Paul understood that the greatest testimony of a transformed identity is the consistency of ordinary conduct. The word περιπατέω (peripateō, “to walk”) is deliberately pedestrian. It carries no connotation of sprinting, leaping, or performing heroic feats. It describes the steady, unhurried, rhythmic movement of daily life. Walking in light means that the quality of your ordinary steps, the pattern of your regular choices, the texture of your routine interactions, all of these carry the luminous character of someone whose identity has been fundamentally rewritten.
And the beauty of Paul’s construction is that the walking flows from the being. You do not walk in light in order to become light. You walk in light because you already are light. The streetlights do not become streetlights by shining; they shine because that is what streetlights are. The effort is in the design, in the wiring, in the connection to the power source. Once those are in place, shining is simply what happens. In the same way, your connection to the Lord, your position ἐν κυρίῳ (en kuriō, “in the Lord”), is what makes you light. The walking, the daily conduct, is simply the natural expression of what you already are by virtue of where you are positioned.
This is the week’s final entry, and it is fitting that it ends here, with walking. We began the week with a declaration of identity: you are the light of the world. We explored positioning: a city on a hill whose concealment is impossible. We examined purpose: the lamp placed on its stand to serve the whole house. We discovered the telos: beautiful works that lift the watching eye toward the Father. We traced the origin: light as the first thing God ever made. We confronted the moral dimension: light that exposes what the dark was sheltering. And now, at the close of Week 9, Paul brings all of it down to the pavement where your feet land every morning.
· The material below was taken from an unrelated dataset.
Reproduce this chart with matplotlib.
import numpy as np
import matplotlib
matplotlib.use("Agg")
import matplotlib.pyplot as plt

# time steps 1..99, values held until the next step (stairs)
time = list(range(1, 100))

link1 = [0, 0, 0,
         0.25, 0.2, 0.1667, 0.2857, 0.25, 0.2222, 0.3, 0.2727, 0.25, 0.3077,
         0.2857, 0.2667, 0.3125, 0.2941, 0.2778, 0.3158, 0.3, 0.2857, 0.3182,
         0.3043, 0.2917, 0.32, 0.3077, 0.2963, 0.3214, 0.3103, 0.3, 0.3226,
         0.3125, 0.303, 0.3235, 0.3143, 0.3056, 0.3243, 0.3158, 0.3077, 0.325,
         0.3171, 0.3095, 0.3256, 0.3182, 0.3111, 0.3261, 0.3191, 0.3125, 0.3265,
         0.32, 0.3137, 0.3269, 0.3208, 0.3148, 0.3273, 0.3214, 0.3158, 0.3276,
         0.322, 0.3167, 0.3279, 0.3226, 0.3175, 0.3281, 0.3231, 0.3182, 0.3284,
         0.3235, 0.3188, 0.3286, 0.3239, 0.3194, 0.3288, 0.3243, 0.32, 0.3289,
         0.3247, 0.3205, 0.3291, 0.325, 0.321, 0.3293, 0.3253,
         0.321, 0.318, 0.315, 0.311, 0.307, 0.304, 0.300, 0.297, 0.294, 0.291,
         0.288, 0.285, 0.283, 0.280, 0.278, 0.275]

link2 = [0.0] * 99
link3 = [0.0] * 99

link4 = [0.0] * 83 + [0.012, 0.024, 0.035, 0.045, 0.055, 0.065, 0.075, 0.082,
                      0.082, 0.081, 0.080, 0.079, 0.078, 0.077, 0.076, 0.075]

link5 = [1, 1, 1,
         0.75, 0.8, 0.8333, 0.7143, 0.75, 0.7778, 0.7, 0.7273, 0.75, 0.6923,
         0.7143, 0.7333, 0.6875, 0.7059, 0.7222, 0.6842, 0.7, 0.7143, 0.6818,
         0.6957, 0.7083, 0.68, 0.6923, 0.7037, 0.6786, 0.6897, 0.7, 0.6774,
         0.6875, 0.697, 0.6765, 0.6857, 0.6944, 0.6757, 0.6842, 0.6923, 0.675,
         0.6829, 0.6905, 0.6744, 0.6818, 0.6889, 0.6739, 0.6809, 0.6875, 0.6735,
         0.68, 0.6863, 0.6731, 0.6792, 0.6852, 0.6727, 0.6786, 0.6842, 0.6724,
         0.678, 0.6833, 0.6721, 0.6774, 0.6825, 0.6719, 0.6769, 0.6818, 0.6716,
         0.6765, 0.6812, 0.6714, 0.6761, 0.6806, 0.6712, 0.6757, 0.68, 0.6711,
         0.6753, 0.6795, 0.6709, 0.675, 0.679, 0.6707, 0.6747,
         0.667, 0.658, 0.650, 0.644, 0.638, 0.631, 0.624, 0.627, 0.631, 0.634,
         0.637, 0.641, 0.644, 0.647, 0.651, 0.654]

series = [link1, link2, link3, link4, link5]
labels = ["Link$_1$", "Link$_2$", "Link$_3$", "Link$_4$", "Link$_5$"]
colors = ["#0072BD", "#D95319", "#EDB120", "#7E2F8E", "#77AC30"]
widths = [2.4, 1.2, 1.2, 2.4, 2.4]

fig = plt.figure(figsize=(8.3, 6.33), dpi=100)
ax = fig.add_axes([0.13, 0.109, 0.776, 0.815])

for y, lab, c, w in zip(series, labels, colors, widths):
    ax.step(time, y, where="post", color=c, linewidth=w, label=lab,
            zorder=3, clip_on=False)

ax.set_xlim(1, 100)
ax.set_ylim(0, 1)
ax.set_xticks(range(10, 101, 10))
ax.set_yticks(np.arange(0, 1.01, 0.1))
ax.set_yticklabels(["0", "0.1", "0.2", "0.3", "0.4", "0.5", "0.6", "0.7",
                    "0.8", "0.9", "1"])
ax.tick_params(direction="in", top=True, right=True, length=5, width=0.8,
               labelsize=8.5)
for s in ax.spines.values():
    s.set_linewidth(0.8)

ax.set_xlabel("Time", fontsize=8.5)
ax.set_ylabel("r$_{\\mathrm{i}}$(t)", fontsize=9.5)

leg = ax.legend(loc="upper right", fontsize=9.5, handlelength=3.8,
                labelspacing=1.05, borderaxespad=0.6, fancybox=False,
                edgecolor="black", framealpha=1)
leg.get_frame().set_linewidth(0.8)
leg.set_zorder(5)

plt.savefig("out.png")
You were darkness. That identity is past tense, finished, behind you. You are light. That identity is present tense, settled, operative, alive. And the only thing left is to walk, one ordinary step at a time, through the rooms and streets and relationships of your daily life, as the child of light you already are.
The lights are on. Walk accordingly.
Declaration
I am light in the Lord. The darkness that once defined me is past tense, finished, and behind me. I am a child of light, and this identity shapes every step I take. I walk as though the lights are on, because they are. My ordinary choices carry the glow of a life repositioned in the Lord whose nature has always been luminous. I tell the truth. I live with transparency. I move through my day with the quiet, steady radiance of someone whose inner nature has been reconstituted by the God who is light itself. I am light in the workplace, light in my home, light on the pavement, light in the conversation, light in the difficult room and light in the joyful one. My walking flows from my being, and my being is settled in the Lord. I am a streetlight in every ordinary space I occupy, and the world around me is safer, clearer, and more honest because I am here.